In true Mozambique fashion the local folk can be found selling fresh produce and in this area, if you use your bargaining skills well, you can be sure to bag a bucket of prawns! They will need proper preparation but will be well worth the effort and time.

Beira offers some excellent seafood restaurants and those that serve traditional cuisine. There are also many cafe’s and local markets.

The infrastructure in Beira is pretty decent and services and facilities quite good. However, as in most large cities crime is a problem. It is not advisable to carry a lot of cash, or to wear expensive jewellery. Keep you phones and cameras safe and stay aware and alert.

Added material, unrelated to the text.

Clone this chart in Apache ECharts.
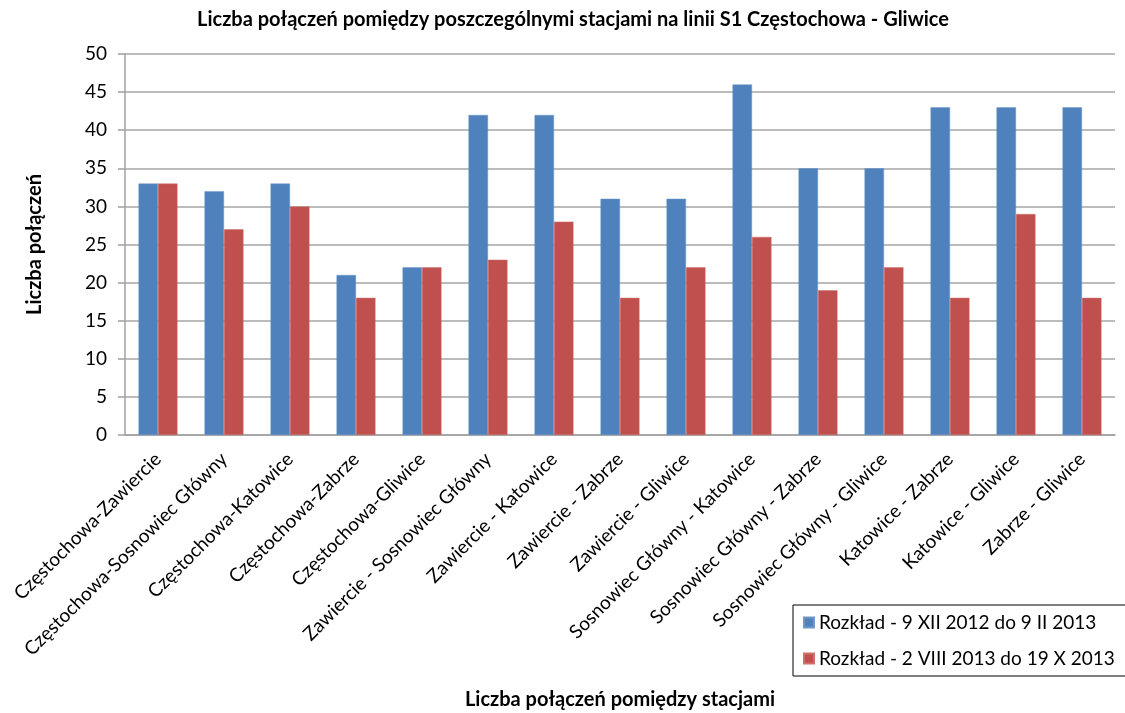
<!DOCTYPE html>
<html><head><meta charset="utf-8">
<script src="https://cdn.jsdelivr.net/npm/echarts@6/dist/echarts.min.js"></script>
<style>html,body{margin:0;padding:0;background:#fff}#c{width:1125px;height:713px}</style>
</head><body><div id="c"></div>
<script>
const categories = ["Częstochowa-Zawiercie","Częstochowa-Sosnowiec Główny","Częstochowa-Katowice","Częstochowa-Zabrze","Częstochowa-Gliwice","Zawiercie - Sosnowiec Główny","Zawiercie - Katowice","Zawiercie - Zabrze","Zawiercie - Gliwice","Sosnowiec Główny - Katowice","Sosnowiec Główny - Zabrze","Sosnowiec Główny - Gliwice","Katowice - Zabrze","Katowice - Gliwice","Zabrze - Gliwice"];
const seriesNames = ["Rozkład - 9 XII 2012 do 9 II 2013","Rozkład - 2 VIII 2013 do 19 X 2013"];
const values2012 = [33,32,33,21,22,42,42,31,31,46,35,35,43,43,43];
const values2013 = [33,27,30,18,22,23,28,18,22,26,19,22,18,29,18];
const FONT = "Lato, 'Open Sans', sans-serif";
const chart = echarts.init(document.getElementById('c'));
chart.setOption({
  animation:false,
  title:{text:"Liczba połączeń pomiędzy poszczególnymi stacjami na linii S1 Częstochowa - Gliwice",left:568,textAlign:'center',top:5,
    textStyle:{fontFamily:FONT,fontSize:20,fontWeight:'bold',color:'#000'}},
  grid:{left:125,right:10,top:54,bottom:278,outerBoundsMode:'none',containLabel:false},
  legend:{orient:'vertical',left:793,top:605,padding:[8,22,8,10],itemGap:17,
    borderColor:'#000',borderWidth:1,itemWidth:10,itemHeight:10,icon:'rect',
    textStyle:{fontFamily:FONT,fontSize:19,color:'#000'}},
  xAxis:{type:'category',data:categories,
    name:"Liczba połączeń pomiędzy stacjami",nameLocation:'middle',nameGap:255,
    nameTextStyle:{fontFamily:FONT,fontSize:20,fontWeight:'bold',color:'#000'},
    axisLine:{lineStyle:{color:'#a0a0a0',width:1.5}},axisTick:{show:false},
    axisLabel:{rotate:45,interval:0,margin:21,fontFamily:FONT,fontSize:19,color:'#000'}},
  yAxis:{type:'value',min:0,max:50,interval:5,
    name:"Liczba połączeń",nameLocation:'middle',nameGap:80,nameRotate:90,
    nameTextStyle:{fontFamily:FONT,fontSize:20,fontWeight:'bold',color:'#000'},
    axisLine:{show:true,lineStyle:{color:'#a0a0a0',width:1.5}},
    axisTick:{show:true,length:7,lineStyle:{color:'#a0a0a0',width:1.5}},
    splitLine:{lineStyle:{color:'#a6a6a6',width:1.5}},
    axisLabel:{margin:18,fontFamily:FONT,fontSize:19,color:'#000'}},
  series:[
    {name:seriesNames[0],type:'bar',data:values2012,barGap:'0%',barCategoryGap:'41%',
      itemStyle:{color:'#4F81BD',borderColor:'#6f97c9',borderWidth:0.5}},
    {name:seriesNames[1],type:'bar',data:values2013,
      itemStyle:{color:'#C0504D',borderColor:'#cf706d',borderWidth:0.5}}
  ]
});
</script></body></html>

Beira is a paradise for intrepid photographers and historians, where old buildings and the bustling city life provide endless opportunities for the avid photographer. There are a number of interesting landmarks such as the beautiful Cathedral of Beira (Cathedral of Our Lady of the Rosary) which was completed in 1907 using stone from the ruins of the old Sofala Fort (Fort San Gaetano) which was imported from Portugal and completed in the year 1501. At the mouth of the Pungoe River you will find the Grand Hotel which opened in 1954 and once was revered as the most opulent hotel in Africa and dubbed the "Pride of Africa". The hotel with its impressive Art Deco facade sadly never managed to attract enough guests and closed in 1963. At the outbreak of the civil war the hotel was used as a military base and prison for political prisoners and in the early 1980’s as a refugee camp. During the 1980’s it was abandoned, stripped and looted - it now stands gutted and is home to thousands of squatters.

Leave the hustle and bustle of this eclectic city and travel North of Beira where you will find the Gorongosa National Park which lies at the Southern end of the Great African Rift Valley and spoil yourself to an “Out of Africa” adventure! Its diverse ecosystems once supported some of the densest wildlife populations in Africa but the Civil War took its toll on the wildlife populations and 90% of the population was decimated. The massive 4000km square park is now undergoing rehabilitation and the Carr Foundation’s (Gorongosa Restoration Project) are trans-locating animals back into the park. This is an African Eden and one of the most beautiful geographical areas in the world, boasting massive rain forests, limestone gorges, savannah grasslands, plateaus and of course Lake Urema. Gorongosa National Park will provide you with photographic tourism at its best and is a destination not to be missed.

Tip:

Mozambicans love clothes and if you have spare clothes (especially board shorts), then remember to take some with you, to trade with!